# EXERCISE PROMPT
Restate, exactly and without pictures, the lines from the start of the listing below through the line holding "Serif, Times New".

________

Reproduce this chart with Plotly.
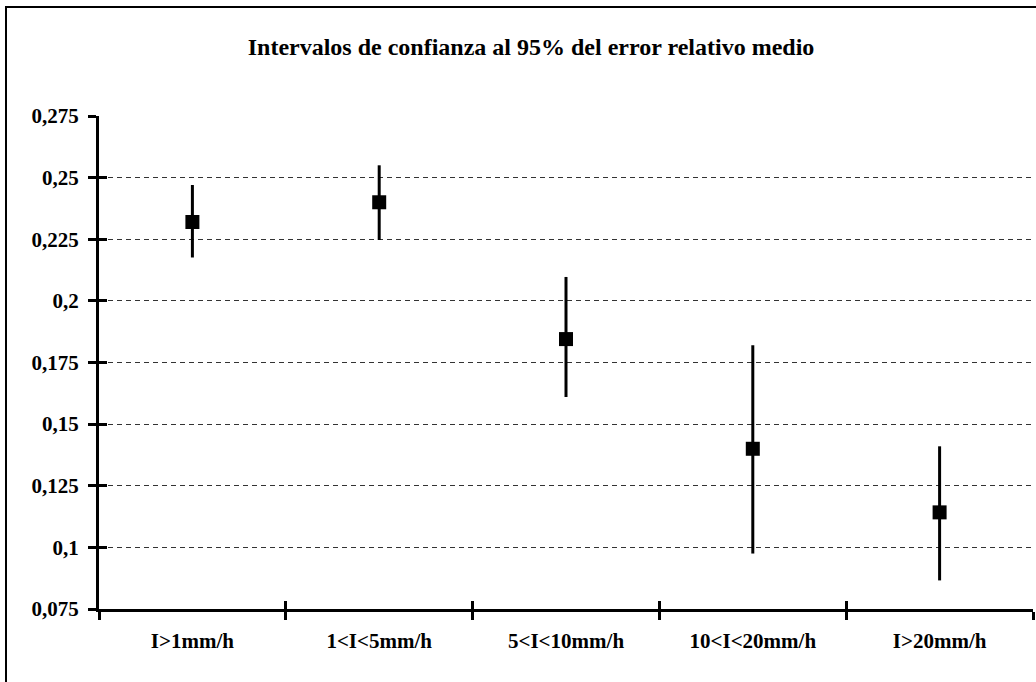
import plotly.graph_objects as go

categories = ["I>1mm/h", "1<I<5mm/h", "5<I<10mm/h", "10<I<20mm/h", "I>20mm/h"]
means = [0.232, 0.240, 0.1845, 0.140, 0.1142]
upper = [0.247, 0.255, 0.2097, 0.182, 0.141]
lower = [0.2176, 0.2247, 0.161, 0.0975, 0.0866]
ytick_vals = [0.075, 0.1, 0.125, 0.15, 0.175, 0.2, 0.225, 0.25, 0.275]
ytick_text = ["0,075", "0,1", "0,125", "0,15", "0,175", "0,2", "0,225", "0,25", "0,275"]
grid_vals = [0.1, 0.125, 0.15, 0.175, 0.2, 0.225, 0.25]
title_text = "Intervalos de confianza al 95% del error relativo medio"

W, H = 1036, 682
ML, MR, MT, MB = 99, 3, 116, 73
serif = "Liberation Serif, Times New Roman, serif"

fig = go.Figure()
# invisible helper traces to activate overlay axes
fig.add_trace(go.Scatter(x=categories, y=means, xaxis="x2", yaxis="y2",
                         mode="markers", marker=dict(opacity=0), showlegend=False, hoverinfo="skip"))
fig.add_trace(go.Scatter(x=categories, y=means, xaxis="x", yaxis="y3",
                         mode="markers", marker=dict(opacity=0), showlegend=False, hoverinfo="skip"))
fig.add_trace(go.Scatter(
    x=categories, y=means, mode="markers",
    marker=dict(symbol="square", size=14, color="black"),
    error_y=dict(type="data", symmetric=False,
                 array=[u - m for u, m in zip(upper, means)],
                 arrayminus=[m - l for m, l in zip(means, lower)],
                 thickness=3, width=0, color="black"),
    showlegend=False, hoverinfo="skip",
))

yr = [0.075, 0.275]
fig.update_layout(
    width=W, height=H,
    margin=dict(l=ML, r=MR, t=MT, b=MB),
    paper_bgcolor="white", plot_bgcolor="rgba(0,0,0,0)",
    title=dict(text=title_text, x=531 / W, xanchor="center", xref="container",
               y=1 - 47 / H, yanchor="middle", yref="container",
               font=dict(family=serif, size=24, color="black", weight="bold")),
    xaxis=dict(type="category", categoryorder="array", categoryarray=categories,
               range=[-0.5, 4.5], tickson="boundaries", ticks="outside", ticklen=8,
               tickwidth=2.5, tickcolor="black", showline=True, linewidth=3, linecolor="black",
               showgrid=False, zeroline=False, ticklabelstandoff=11,
               tickfont=dict(family=serif, size=21, color="black", weight="bold")),
    xaxis2=dict(type="category", categoryorder="array", categoryarray=categories,
                range=[-0.5, 4.5], overlaying="x", side="bottom", tickson="boundaries",
                ticks="inside", ticklen=8, tickwidth=2.5, tickcolor="black",
                showticklabels=False, showline=False, showgrid=False, zeroline=False),
    yaxis=dict(range=yr, tickmode="array", tickvals=ytick_vals, ticktext=ytick_text,
               ticks="outside", ticklen=8, tickwidth=2.5, tickcolor="black",
               showline=True, linewidth=3, linecolor="black", showgrid=False, zeroline=False,
               ticklabelstandoff=5,
               tickfont=dict(family=serif, size=21, color="black", weight="bold")),
    yaxis2=dict(range=yr, overlaying="y", side="left", tickmode="array", tickvals=ytick_vals,
                ticks="inside", ticklen=8, tickwidth=2.5, tickcolor="black",
                showticklabels=False, showline=False, showgrid=False, zeroline=False),
    yaxis3=dict(range=yr, overlaying="y", side="left", tickmode="array", tickvals=grid_vals,
                showticklabels=False, ticks="", showline=False, showgrid=True,
                gridcolor="#333333", gridwidth=1, griddash="5px,4px", zeroline=False),
)
# outer chart border (clipped at right and bottom edges like the reference)
pw = W - ML - MR
ph = H - MT - MB
fig.add_shape(type="rect", xref="paper", yref="paper", layer="below",
              x0=(6 - ML) / pw, x1=(W + 10 - ML) / pw,
              y0=-(H + 10 - (H - MB)) / ph, y1=(H - MB - 7) / ph,
              line=dict(color="black", width=2), fillcolor="rgba(0,0,0,0)")
fig.write_html("out.html", config={"displayModeBar": False},
               post_script="document.body.style.margin='0px';")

________

# EXPECTED ANSWER
Reproduce this chart with Plotly.
import plotly.graph_objects as go

categories = ["I>1mm/h", "1<I<5mm/h", "5<I<10mm/h", "10<I<20mm/h", "I>20mm/h"]
means = [0.232, 0.240, 0.1845, 0.140, 0.1142]
upper = [0.247, 0.255, 0.2097, 0.182, 0.141]
lower = [0.2176, 0.2247, 0.161, 0.0975, 0.0866]
ytick_vals = [0.075, 0.1, 0.125, 0.15, 0.175, 0.2, 0.225, 0.25, 0.275]
ytick_text = ["0,075", "0,1", "0,125", "0,15", "0,175", "0,2", "0,225", "0,25", "0,275"]
grid_vals = [0.1, 0.125, 0.15, 0.175, 0.2, 0.225, 0.25]
title_text = "Intervalos de confianza al 95% del error relativo medio"

W, H = 1036, 682
ML, MR, MT, MB = 99, 3, 116, 73
serif = "Liberation Serif, Times New Roman, serif"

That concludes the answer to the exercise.